Entretanto, desde então, aprendemos a conter os arroubos de avareza dos nossos produtores de bens e serviços e conseguimos conter a fúria avassaladora do “Grande Devorador”.  Todavia, esses não foram caminhos largos e de paisagens pitorescas. Extraordinárias dificuldades foram vivenciadas para que chegássemos a um momento de equilíbrio nas contas domésticas e à certeza de que nossos salários, usados de forma coerente, seriam suficientes até o fim do mês. Planos econômicos foram experimentados, como o Plano Nacional de Desenvolvimento (repetido por duas vezes), o Plano Bresser, o Plano de Controle Macroeconômico, o Plano Cruzado, o Plano Cruzeiro e, por fim, o Plano Real. Moedas diferentes foram usadas, tais como o Cruzeiro, o Cruzeiro Novo, o Cruzeiro (novamente), o Cruzado, o Cruzado Novo, o Cruzeiro (mais uma vez), o Cruzeiro Real e o Real.

Tão crítica era a situação que, em 1986, movidas por um afã desmedido de ver o terrível monstro dominado, e empolgadas com o congelamento dos preços, algumas pessoas assumiram para si o título de “Fiscais do Sarney” e, ao observarem o descumprimento do decreto-lei nº 2.283, de 27 de fevereiro, por parte de algum mercado, imbuíam-se de autoridade e fechavam-lhe as portas, em nome do combate à inflação e do próprio Presidente da República.

Mas esses são tempos idos, longínquos. Tempos em que governo e inflação assumiam um relacionamento ambíguo e passional, onde, em dado momento, movidos pela força do lucro, os dois andavam de braços dados e a trocar carícias apaixonadas. Já em outras ocasiões, impulsionados pelo desgaste causado pela insatisfação popular, trocavam tapas e injúrias.

Hoje os tempos são outros: o caráter do governo mudou e a inflação foi abandonada à beira da estrada, como uma meretriz de pouca valia. Sim, meretriz: xingada, ofendida, cuspida e apedrejada por todos, desde então. Por isso, ao ouvir no último dia 23, a Presidente Dilma Rousseff afirmar que o governo não flerta com a inflação, minha alma gelou. “Será que há qualquer possibilidade de os dois terem voltado a se encontrar?”, piscou em alerta meu coração.

Mas, refletindo melhor, apaziguei o meu espírito com a certeza de que o caráter do governo atual é outro.
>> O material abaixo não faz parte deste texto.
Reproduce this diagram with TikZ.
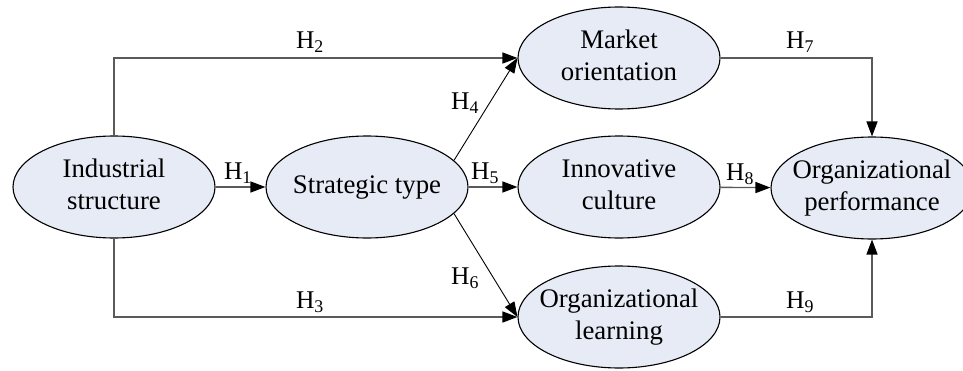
\documentclass[tikz,border=0pt]{standalone}
\usepackage{fontspec}
\setmainfont{Liberation Serif}
\usetikzlibrary{shapes.geometric,arrows.meta}

% centred multi-line text that does not widen the ellipse
\newcommand\etext[1]{\makebox[0pt]{\begin{tabular}{@{}c@{}}#1\end{tabular}}}
\newcommand\hyp[1]{H\textsubscript{#1}}

\definecolor{bubfill}{RGB}{230,235,245}
\definecolor{linkgray}{RGB}{90,90,90}

\tikzset{
  bub/.style={ellipse, draw=black, line width=1.1pt, fill=bubfill,
    minimum width=202pt, minimum height=102pt, inner sep=0pt,
    font=\fontsize{26.8}{31.5}\selectfont},
  hlab/.style={inner sep=0pt, font=\fontsize{25.5}{28}\selectfont},
  tip/.style={-{Triangle[length=15pt,width=11pt,color=black]}},
  link/.style={tip, draw=linkgray, line width=1.4pt},
  diag/.style={tip, draw=black, line width=0.9pt},
}

\begin{document}
\begin{tikzpicture}[x=1pt,y=1pt]
  \useasboundingbox (0,0) rectangle (963,370);

  % constructs
  \node[bub] (is) at (114,183) {\etext{Industrial\\structure}};
  \node[bub] (st) at (367,183) {\etext{Strategic type}};
  \node[bub] (mo) at (619,312) {\etext{Market\\orientation}};
  \node[bub] (ic) at (619,183) {\etext{Innovative\\culture}};
  \node[bub] (ol) at (619,53)  {\etext{Organizational\\learning}};
  \node[bub] (op) at (872,182) {\etext{Organizational\\performance}};

  % hypothesised paths
  \draw[link] (is) -- (st);
  \draw[link] (is.north) |- (mo.west);
  \draw[link] (is.south) |- (ol.west);
  \draw[diag] (st.17) -- (mo.west);
  \draw[link] (st) -- (ic);
  \draw[diag] (st.-17) -- (ol.west);
  \draw[link] (mo.east) -| (op.north);
  \draw[link] (ic) -- (op);
  \draw[link] (ol.east) -| (op.south);

  % path labels
  \node[hlab] (h1) at (238,197) {\hyp{1}};
  \node[hlab] (h2) at (310,328) {\hyp{2}};
  \node[hlab] (h3) at (310,68)  {\hyp{3}};
  \node[hlab] (h4) at (465,267) {\hyp{4}};
  \node[hlab] (h5) at (485,197) {\hyp{5}};
  \node[hlab] (h6) at (465,92)  {\hyp{6}};
  \node[hlab] (h7) at (800,328) {\hyp{7}};
  \node[hlab] (h8) at (740,196) {\hyp{8}};
  \node[hlab] (h9) at (800,68)  {\hyp{9}};
\end{tikzpicture}
\end{document}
O de hoje não se mistura com meretrizes, não se deita com periguetes, não se suja em más companhias. Não que seja santo ou perfeito ou que lhe faltem apetites carnais. Não. Como todos os seus antecessores, comete falhas e deslizes e, às vezes, tropeça nos tapetes lançados por seus próprios vassalos. Mas ele, o governo, sabe que sua população, a verdadeira mulher de sua vida, não merece voltar a sofrer tamanho desatino.